The first enthusiastic convert to his plan was perhaps also the most important: [Richardson] Dilworth's first public act as mayor was a directive to proceed with Greenfield's proposed plan. Shortly after, Dilworth announced that he would personally build himself an 18th-century-style townhouse on Washington Square, at Society Hill's western edge. No such townhouse had been built anywhere in Philadelphia since the turn of the 20th century. . . .

But new residents could not be induced to invest in Society Hill unless government and private developers invested millions as well. Fitting together all the public and private elements of the Society Hill project, it soon became apparent, exceeded the scope of any public agency. Greenfield's solution was to create a nonprofit public-private partnership between the city and business leaders who had a stake in the downtown.

Forming this new civic body - possibly the first of its kind anywhere - became Greenfield's primary mission. That spring he spoke at length to virtually every leading industrialist, banker, and merchant to drum up financial support. The business leaders he buttonholed soon discovered what home buyers and shopkeepers had learned 50 years earlier: Greenfield had an answer for every objection. He could wax lyrical about Society Hill - "this plot of 1,000 acres that combines all that civilization has to offer." But he could also get down to hard economic facts and figures, pointing out that retail sales on Market Street had declined by 15 percent in the last eight years, even while sales in the greater Philadelphia region had grown. He reminded the banks and insurance companies holding mortgages on stores and buildings in the area that they would be the long-run losers if the downtown withered.. . . "He understood the history, he understood the economics, he understood the politics, and then he understood how to sell it to a broad citizenry of the city that would have to support it on a continuing basis," Philadelphia's redevelopment director Walter D'Alessio later recalled. . . .

To lead this new partnership, Greenfield courted John P. Robin, who had overseen downtown Pittsburgh's pioneering Gateway Center development. . . . Over lunch on Robin's first visit to Philadelphia, Greenfield painted a rapturous picture of Philadelphia's future and of Robin's "unique opportunity" to make a contribution to his time in a much larger city. But Robin remained skeptical.

"Are you all together?" Robin asked, referring to Philadelphia's business leaders. "Because the reason I was able to work it out in Pittsburgh was because the Mellons were behind me, and once the Mellons said yes to anything in Pittsburgh, that meant that everybody was for it. . . . Do you have anything like that in this community?"

"Well, that's exactly what we're putting together in [the Old Philadelphia Development Corp.]," Greenfield eagerly replied. "We're putting together a vehicle where the total community can get behind a project that's worthwhile."

To the planning commission's meetings, as in all his other dealings, Greenfield brought his exquisite sense of timing and human relations.
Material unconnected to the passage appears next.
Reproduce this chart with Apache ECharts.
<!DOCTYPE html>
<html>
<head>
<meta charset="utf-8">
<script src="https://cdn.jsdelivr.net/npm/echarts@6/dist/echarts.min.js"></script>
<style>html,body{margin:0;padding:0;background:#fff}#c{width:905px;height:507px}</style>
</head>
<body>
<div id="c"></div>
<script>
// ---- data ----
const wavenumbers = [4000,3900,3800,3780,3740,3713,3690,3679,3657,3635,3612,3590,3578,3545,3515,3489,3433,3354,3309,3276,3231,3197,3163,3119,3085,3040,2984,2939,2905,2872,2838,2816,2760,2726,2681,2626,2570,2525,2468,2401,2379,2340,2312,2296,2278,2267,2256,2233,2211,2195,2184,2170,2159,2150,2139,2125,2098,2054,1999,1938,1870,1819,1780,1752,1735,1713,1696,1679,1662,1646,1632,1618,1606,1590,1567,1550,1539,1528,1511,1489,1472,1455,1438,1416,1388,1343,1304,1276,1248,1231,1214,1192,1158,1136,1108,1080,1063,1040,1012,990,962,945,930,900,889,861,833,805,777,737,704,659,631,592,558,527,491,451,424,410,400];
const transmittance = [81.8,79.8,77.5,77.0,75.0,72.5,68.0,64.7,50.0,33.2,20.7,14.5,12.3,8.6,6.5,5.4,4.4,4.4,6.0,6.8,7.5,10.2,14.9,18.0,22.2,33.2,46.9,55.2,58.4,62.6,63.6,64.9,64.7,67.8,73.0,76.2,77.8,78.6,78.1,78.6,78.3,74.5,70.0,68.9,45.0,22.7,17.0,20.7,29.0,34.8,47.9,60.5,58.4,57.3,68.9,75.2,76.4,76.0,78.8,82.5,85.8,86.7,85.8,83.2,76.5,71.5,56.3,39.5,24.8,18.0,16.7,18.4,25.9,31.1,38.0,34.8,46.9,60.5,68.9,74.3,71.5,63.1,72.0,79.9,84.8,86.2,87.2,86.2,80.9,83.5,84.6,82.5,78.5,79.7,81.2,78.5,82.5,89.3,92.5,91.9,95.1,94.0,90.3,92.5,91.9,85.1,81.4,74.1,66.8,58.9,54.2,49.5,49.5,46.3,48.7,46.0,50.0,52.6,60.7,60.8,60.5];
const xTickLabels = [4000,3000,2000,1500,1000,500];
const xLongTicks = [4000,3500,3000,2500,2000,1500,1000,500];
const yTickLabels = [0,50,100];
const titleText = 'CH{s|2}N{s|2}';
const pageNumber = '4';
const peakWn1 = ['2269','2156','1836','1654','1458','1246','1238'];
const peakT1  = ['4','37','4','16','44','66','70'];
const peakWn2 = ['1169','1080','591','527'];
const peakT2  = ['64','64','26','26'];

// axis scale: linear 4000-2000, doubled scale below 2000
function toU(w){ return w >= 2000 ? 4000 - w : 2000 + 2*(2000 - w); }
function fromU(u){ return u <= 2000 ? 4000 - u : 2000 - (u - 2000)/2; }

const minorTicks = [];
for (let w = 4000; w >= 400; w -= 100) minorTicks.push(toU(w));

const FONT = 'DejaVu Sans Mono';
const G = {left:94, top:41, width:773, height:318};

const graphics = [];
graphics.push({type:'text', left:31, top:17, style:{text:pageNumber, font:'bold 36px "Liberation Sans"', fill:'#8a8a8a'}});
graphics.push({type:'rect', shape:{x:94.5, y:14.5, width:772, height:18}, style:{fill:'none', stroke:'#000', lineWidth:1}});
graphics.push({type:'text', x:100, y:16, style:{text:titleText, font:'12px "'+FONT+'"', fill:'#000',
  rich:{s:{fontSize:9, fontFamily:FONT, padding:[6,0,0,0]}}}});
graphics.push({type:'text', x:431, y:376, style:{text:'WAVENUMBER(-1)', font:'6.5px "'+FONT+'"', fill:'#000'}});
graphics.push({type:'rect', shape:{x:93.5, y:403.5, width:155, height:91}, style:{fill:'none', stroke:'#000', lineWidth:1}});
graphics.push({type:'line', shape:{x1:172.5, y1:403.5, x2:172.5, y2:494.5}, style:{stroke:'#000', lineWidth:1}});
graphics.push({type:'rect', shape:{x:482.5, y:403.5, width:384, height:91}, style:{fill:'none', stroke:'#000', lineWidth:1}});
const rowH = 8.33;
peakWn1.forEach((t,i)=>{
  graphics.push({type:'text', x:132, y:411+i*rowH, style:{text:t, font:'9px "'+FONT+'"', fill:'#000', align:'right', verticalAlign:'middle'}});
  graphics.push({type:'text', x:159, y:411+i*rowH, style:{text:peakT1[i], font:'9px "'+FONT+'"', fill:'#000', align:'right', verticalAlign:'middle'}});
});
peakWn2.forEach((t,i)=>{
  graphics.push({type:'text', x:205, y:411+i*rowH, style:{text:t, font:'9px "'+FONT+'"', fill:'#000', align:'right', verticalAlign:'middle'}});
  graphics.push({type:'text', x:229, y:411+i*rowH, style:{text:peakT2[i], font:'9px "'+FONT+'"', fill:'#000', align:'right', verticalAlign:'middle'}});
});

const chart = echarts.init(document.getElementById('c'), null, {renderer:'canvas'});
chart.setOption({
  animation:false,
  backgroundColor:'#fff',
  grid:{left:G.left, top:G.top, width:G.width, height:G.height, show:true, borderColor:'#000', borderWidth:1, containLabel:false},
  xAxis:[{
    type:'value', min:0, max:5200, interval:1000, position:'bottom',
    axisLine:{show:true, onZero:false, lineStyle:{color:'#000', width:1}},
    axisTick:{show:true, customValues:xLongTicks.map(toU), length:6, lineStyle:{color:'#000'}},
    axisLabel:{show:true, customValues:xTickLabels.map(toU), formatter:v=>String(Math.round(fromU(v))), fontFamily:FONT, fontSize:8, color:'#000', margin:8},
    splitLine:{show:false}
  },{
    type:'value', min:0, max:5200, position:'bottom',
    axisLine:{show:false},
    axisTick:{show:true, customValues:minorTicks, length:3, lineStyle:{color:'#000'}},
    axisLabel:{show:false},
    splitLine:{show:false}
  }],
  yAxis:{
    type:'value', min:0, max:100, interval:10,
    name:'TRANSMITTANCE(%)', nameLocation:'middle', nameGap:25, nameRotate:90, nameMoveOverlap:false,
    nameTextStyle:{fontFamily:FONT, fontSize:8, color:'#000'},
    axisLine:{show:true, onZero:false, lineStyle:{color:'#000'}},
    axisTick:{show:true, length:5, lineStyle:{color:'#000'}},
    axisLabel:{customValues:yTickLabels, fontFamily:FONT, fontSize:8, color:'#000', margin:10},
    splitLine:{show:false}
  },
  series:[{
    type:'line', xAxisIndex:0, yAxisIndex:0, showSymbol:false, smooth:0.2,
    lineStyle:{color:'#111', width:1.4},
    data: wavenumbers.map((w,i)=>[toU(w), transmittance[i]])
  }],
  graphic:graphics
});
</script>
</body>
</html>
As one observer recalled, he would let a discussion flow freely until he sensed that people were repeating themselves. Then he would bring things together quickly. "Now, gentlemen," he would typically say, "I'd like to express myself. I do not have a monopoly on wisdom. However . . ."

If Greenfield wanted something badly enough, Philadelphia's development coordinator, William Rafsky, noted admiringly, he could usually get it done. In one instance, Philadelphia's city planners objected to an architectural design that the General Services Administration (GSA) had devised for a federal courthouse on the proposed Independence Mall, but the GSA refused to budge from its original plans. When the Philadelphians gathered to plot their next step, Greenfield astonished the roomful of professional planners and commission members by reaching for the phone and placing a call to the White House.
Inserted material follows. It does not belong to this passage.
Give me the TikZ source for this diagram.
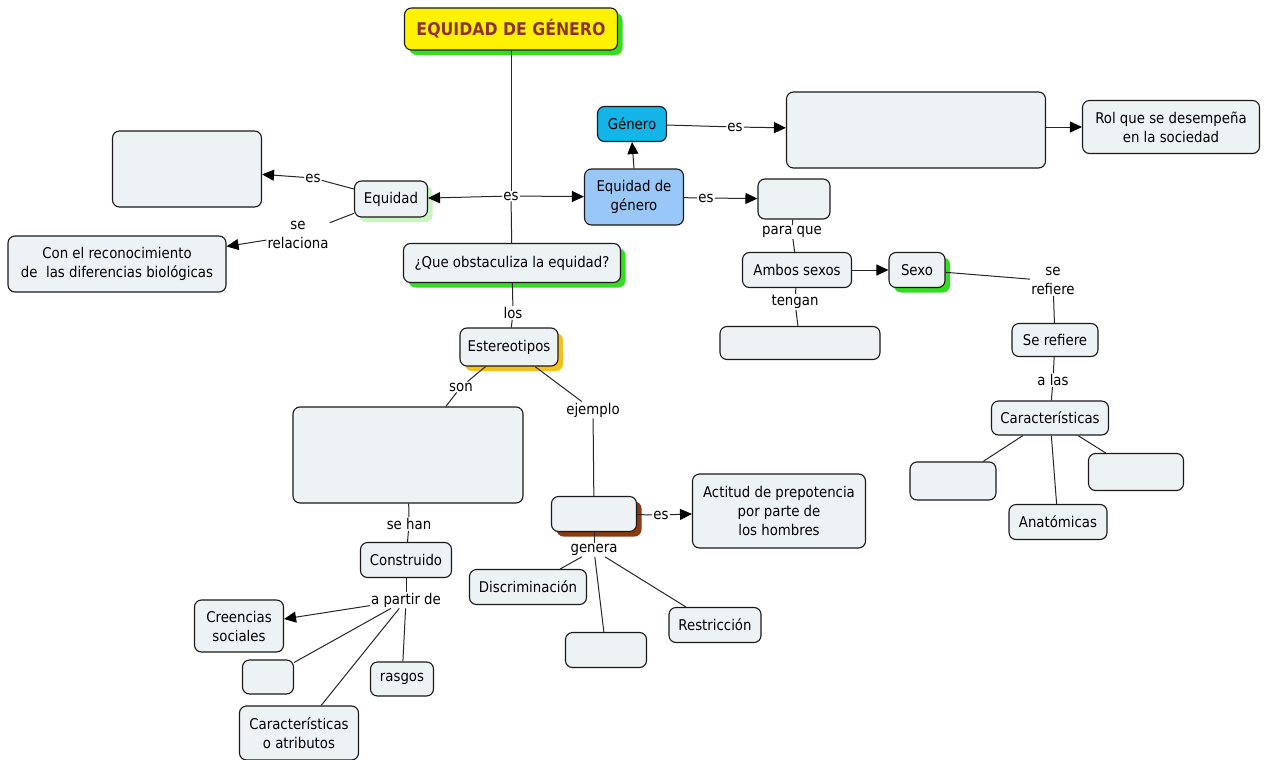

"Inside of 20 minutes," one board member later recalled, "he had on the telephone, personally, the White House, the governor, the mayor, and the two United States senators. . . . It left the leading businessmen and citizens present with mouths open in awe and wonderment and respect." The result was a conference to discuss the issue, after which the federal agency modified the design to suit the Philadelphians' objections. . . .
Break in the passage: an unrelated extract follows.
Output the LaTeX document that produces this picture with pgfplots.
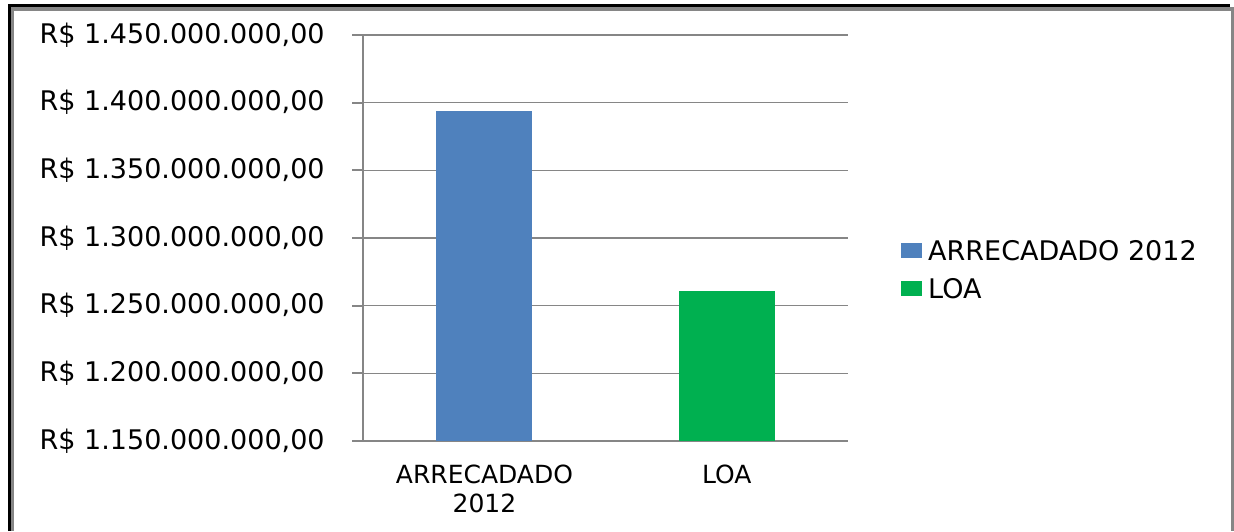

Bacon ultimately perceived that Greenfield's operating style was critical to translating Bacon's plans from paper into reality.. . . "Albert Greenfield was a very difficult chairman," Bacon later recalled, "and I found it quite painful to serve under him but nonetheless managed to do it. He was very bullheaded, and of course he was very much tied up with vested interests. However, it is true that he did back the idea . . . of our doing the comprehensive plan, and he had that much influence with Council that he was able to get funds necessary for it. In fact, I have a strong suspicion he was the only person who would have been able to do that."

Within a year of Greenfield's arrival at the planning commission, a private developer (with public funding) demolished the decrepit Dock Street Market to make way for what became the neighborhood's primary anchor: Society Hill Towers, a residential complex of three 31-story apartment buildings as well as low-rise houses, all designed by the noted architect I.M. Pei. Society Hill was subsequently reborn as an upper-middle-class enclave of more than 6,000 residents, many of them living in restored colonial homes, just as Greenfield and Bacon had envisioned. It was the envy of cities everywhere.

Society Hill's renewal triggered the subsequent reinvention of downtown Philadelphia as a center of arts and culture, gourmet restaurants, upscale hotels, and gleaming high-rise office buildings that towered well above William Penn's statue on City Hall. In 1980 a U.S. census study concluded that no downtown neighborhood in America could match Philadelphia's Center City for its combination of population, household income level, education level, and number of people who both lived and worked in the same neighborhood.

While the population of Philadelphia declined by nearly one-quarter between 1960 and 2000, the downtown population grew by more than half. By the end of the 20th century, nearly 80,000 people were living within the boundaries of William Penn's original town - far more than resided in any downtown outside New York or Chicago.

"Of all the big cities," the urban affairs journalist Jeanne R. Lowe wrote in Cities in a Race With Time, a book on urban renewal published in 1967, "Philadelphia has come closest to a comprehensive approach to the complex challenges confronting our urban centers."